Distributed Star Topology :
A type of network topology that is composed of individual networks that are based upon the physical star topology connected together in a linear fashion – i.e., 'daisy-chained' – with no central or top level connection point (e.g., two or more 'stacked' hubs, along with their associated star connected nodes or 'spokes').

Hierarchical or Tree Network Topology

In its simplest form, only hub devices connect directly to the tree bus, and each hub functions as the "root" of a tree of devices. This bus/star hybrid approach supports future expandability of the network much better than a bus (limited in the number of devices due to the broadcast traffic it generates) or a star (limited by the number of hub connection points) alone.
This type of topology suffers from the same centralization flaw as the Star Topology. If the device that is on top of the chain fails, consider the entire network down.Obviously this is impractical and not used a great deal in real applications.Each node in the network having a specific fixed number, of nodes connected to it at the next lower level in the hierarchy, the number, being referred to as the 'branching factor' of the hierarchical tree.

- A network that is based upon the physical hierarchical topology must have at least three levels in the hierarchy of the tree, since a network with a central 'root' node and only one hierarchical level below it would exhibit the physical topology of a star.
- The total number of point-to-point links in a network that is based upon the physical hierarchical topology will be one less than the total number of nodes in the network.
- If the nodes in a network that is based upon the physical hierarchical topology are required to perform any processing upon the data that is transmitted between nodes in the network, the nodes that are at higher levels in the hierarchy will be required to perform more processing operations on behalf of other nodes than the nodes that are lower in the hierarchy. Such a type of network topology is very useful and highly recommended.

What are Routers, Switches, Hubs — Is There a Difference between them ?

Each device has its own function in a network environment.

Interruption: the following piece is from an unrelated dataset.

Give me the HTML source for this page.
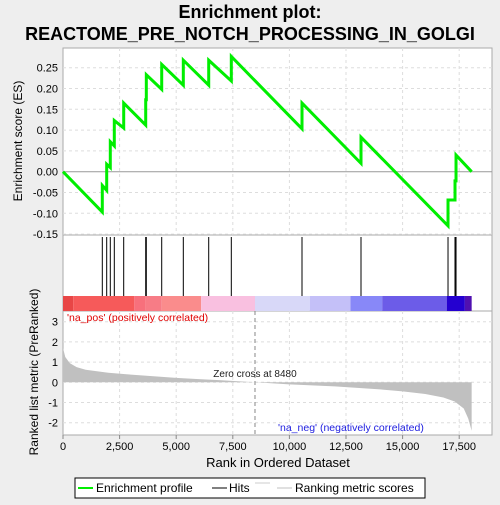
<!DOCTYPE html>
<html><head><meta charset="utf-8"><style>
body{margin:0;background:#eeeeee;font-family:"Liberation Sans",sans-serif;}
svg text{font-family:"Liberation Sans",sans-serif;}
</style></head><body>
<svg id="c" width="500" height="500" xmlns="http://www.w3.org/2000/svg">
<rect width="500" height="500" fill="#eeeeee"/>
<text x="250" y="18" text-anchor="middle" font-size="18" font-weight="bold">Enrichment plot:</text>
<text x="250" y="40" text-anchor="middle" font-size="18" font-weight="bold">REACTOME_PRE_NOTCH_PROCESSING_IN_GOLGI</text>
<g id="g"></g>
</svg>
<script>
const N = 18050;
const hitRanks = [1736,1930,2089,2266,2681,3653,3680,4360,5314,6436,7434,10557,13163,17006,17315,17360];
const esBefore = [-0.097,-0.045,0.010,0.062,0.105,0.112,0.173,0.198,0.208,0.208,0.218,0.103,0.020,-0.130,-0.068,-0.022];
const esAfter  = [-0.033,0.018,0.072,0.123,0.165,0.173,0.233,0.258,0.268,0.268,0.277,0.165,0.083,-0.068,-0.022,0.040];
const esTicks = [0.25,0.20,0.15,0.10,0.05,0.00,-0.05,-0.10,-0.15];
const metricRanks = [0,100,300,600,1000,2000,3000,4000,5000,6000,7000,8480,10000,12000,14000,15000,16000,16800,17300,17700,17900,18050];
const metricVals  = [1.7,1.25,0.95,0.75,0.62,0.47,0.38,0.3,0.22,0.16,0.1,0,-0.1,-0.2,-0.35,-0.45,-0.58,-0.75,-0.95,-1.3,-1.8,-2.4];
const metricTicks = [3,2,1,0,-1,-2];
const xTicks = [0,2500,5000,7500,10000,12500,15000,17500];
const zeroCross = 8480;
const barStops = [0,450,3150,3650,4360,6100,8480,10900,12700,14100,16950,17750,18050];
const barColors = ['#e84646','#f65a5a','#f7707c','#f77c86','#fa8c8c','#f9c0e0','#d8d8f8','#c4c0f8','#8888f8','#6c5ce8','#2400d0','#5010b0'];

const L=63,R=492,xs=0.02264;
const X=r=>L+r*xs;
const Y=v=>171.7-v*416;
const YM=v=>382.3-v*20.2;
const g=document.getElementById('g');
const NS='http://www.w3.org/2000/svg';
function el(t,a,p){const e=document.createElementNS(NS,t);for(const k in a)e.setAttribute(k,a[k]);(p||g).appendChild(e);return e;}

// panels
let p1=el('rect',{x:L,y:48,width:R-L,height:187,fill:'#fff',stroke:'#aaa'});


let p2=el('rect',{x:L,y:235,width:R-L,height:76,fill:'#fff',stroke:'#aaa'});


let p3=el('rect',{x:L,y:311,width:R-L,height:124,fill:'#fff',stroke:'#aaa'});



// grid
xTicks.forEach(t=>{
  if(t===0)return;
  el('line',{x1:X(t),x2:X(t),y1:48,y2:235,stroke:'#ddd','stroke-dasharray':'3,3'});
  el('line',{x1:X(t),x2:X(t),y1:311,y2:435,stroke:'#ddd','stroke-dasharray':'3,3'});
});
esTicks.forEach(t=>{
  el('line',{x1:L,x2:R,y1:Y(t),y2:Y(t),stroke:t===0?'#999':'#ddd','stroke-dasharray':t===0?'':'3,3'});
  let tx=el('text',{x:L-5,y:Y(t)+4,'text-anchor':'end','font-size':11});
  tx.textContent=t.toFixed(2);
  
  
});
metricTicks.forEach(t=>{
  el('line',{x1:L,x2:R,y1:YM(t),y2:YM(t),stroke:'#ddd','stroke-dasharray':'3,3'});
  let tx=el('text',{x:L-5,y:YM(t)+4,'text-anchor':'end','font-size':11});
  tx.textContent=t;
  
  
});

// ES line
let pts=[[X(0),Y(0)]];
hitRanks.forEach((r,i)=>{pts.push([X(r),Y(esBefore[i])]);pts.push([X(r),Y(esAfter[i])]);});
pts.push([X(N),Y(0)]);
let es=el('polyline',{points:pts.map(p=>p.join(',')).join(' '),fill:'none',stroke:'#00ee00','stroke-width':3});



// hits
hitRanks.forEach(r=>{
  let h=el('line',{x1:X(r),x2:X(r),y1:237,y2:296,stroke:'#000','stroke-width':1});
  
  
});

// colorbar
barColors.forEach((c,i)=>{
  let b=el('rect',{x:X(barStops[i]),y:296,width:X(barStops[i+1])-X(barStops[i]),height:15,fill:c});
  
  
});

// metric area
let mp=`M${X(0)},${YM(0)} `+metricRanks.map((r,i)=>`L${X(r)},${YM(metricVals[i])}`).join(' ')+` L${X(N)},${YM(0)} Z`;
let ma=el('path',{d:mp,fill:'#c0c0c0'});


el('line',{x1:X(zeroCross),x2:X(zeroCross),y1:311,y2:435,stroke:'#888','stroke-dasharray':'4,3'});
let zc=el('text',{x:X(zeroCross),y:377,'text-anchor':'middle','font-size':10,fill:'#222'});
zc.textContent='Zero cross at '+zeroCross;


let pl=el('text',{x:67,y:321,'font-size':10.5,fill:'#e00000'});
pl.textContent="'na_pos' (positively correlated)";


let nl=el('text',{x:278,y:431,'font-size':10.5,fill:'#2020e0'});
nl.textContent="'na_neg' (negatively correlated)";



// x ticks
xTicks.forEach(t=>{
  el('line',{x1:X(t),x2:X(t),y1:435,y2:439,stroke:'#888'});
  let tx=el('text',{x:X(t),y:450,'text-anchor':'middle','font-size':11});
  tx.textContent=t.toLocaleString('en-US');
  
  
});
let xt=el('text',{x:278,y:467,'text-anchor':'middle','font-size':13});
xt.textContent='Rank in Ordered Dataset';


let y1=el('text',{x:0,y:0,'text-anchor':'middle','font-size':12,transform:'translate(22,141) rotate(-90)'});
y1.textContent='Enrichment score (ES)';


let y2=el('text',{x:0,y:0,'text-anchor':'middle','font-size':12,transform:'translate(38,372) rotate(-90)'});
y2.textContent='Ranked list metric (PreRanked)';



// legend
let lg=el('rect',{x:75,y:478,width:350,height:20,fill:'#fff',stroke:'#000'});


el('line',{x1:78,x2:93,y1:488,y2:488,stroke:'#00ee00','stroke-width':2});
let l1=el('text',{x:96,y:492,'font-size':12});l1.textContent='Enrichment profile';


el('line',{x1:212,x2:227,y1:488,y2:488,stroke:'#000','stroke-width':1});
let l2=el('text',{x:229,y:492,'font-size':12});l2.textContent='Hits';


el('line',{x1:255,x2:270,y1:483,y2:483,stroke:'#ccc','stroke-width':1});
el('line',{x1:277,x2:292,y1:488,y2:488,stroke:'#c0c0c0','stroke-width':1});
let l3=el('text',{x:295,y:492,'font-size':12});l3.textContent='Ranking metric scores';


</script>
</body></html>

Two reasons confusion exists are
(1) all three are simple boxes with several plugs that accept cables and
(2) at times the functions of each device are rolled into one single device.

A hub, also known as a repeater, is a simple device used for years to connect all nodes, or computers, on a network to a central location. Each node on a network has a unique hardware address called a MAC address. A hub is known as a repeater because when a packet of data, or frame, is sent through the hub, it is repeated to each and every computer on the network.

A switch-based network is one that utilizes switches instead of hubs. A switch is a major upgrade to a hub. Instead of sending all network data to each and every network node, the switch will analyze the MAC address and determine where to send the data. Network bandwidth is not wasted by sending every frame to every port.

Routers not only provide connections to the internet, they also protect the LAN from the Internet. The router could block any Packet that has a destination address outside of the LAN. In short, a router can perform many of the same functions as switches and hubs, but it has address translation and filtering capabilities.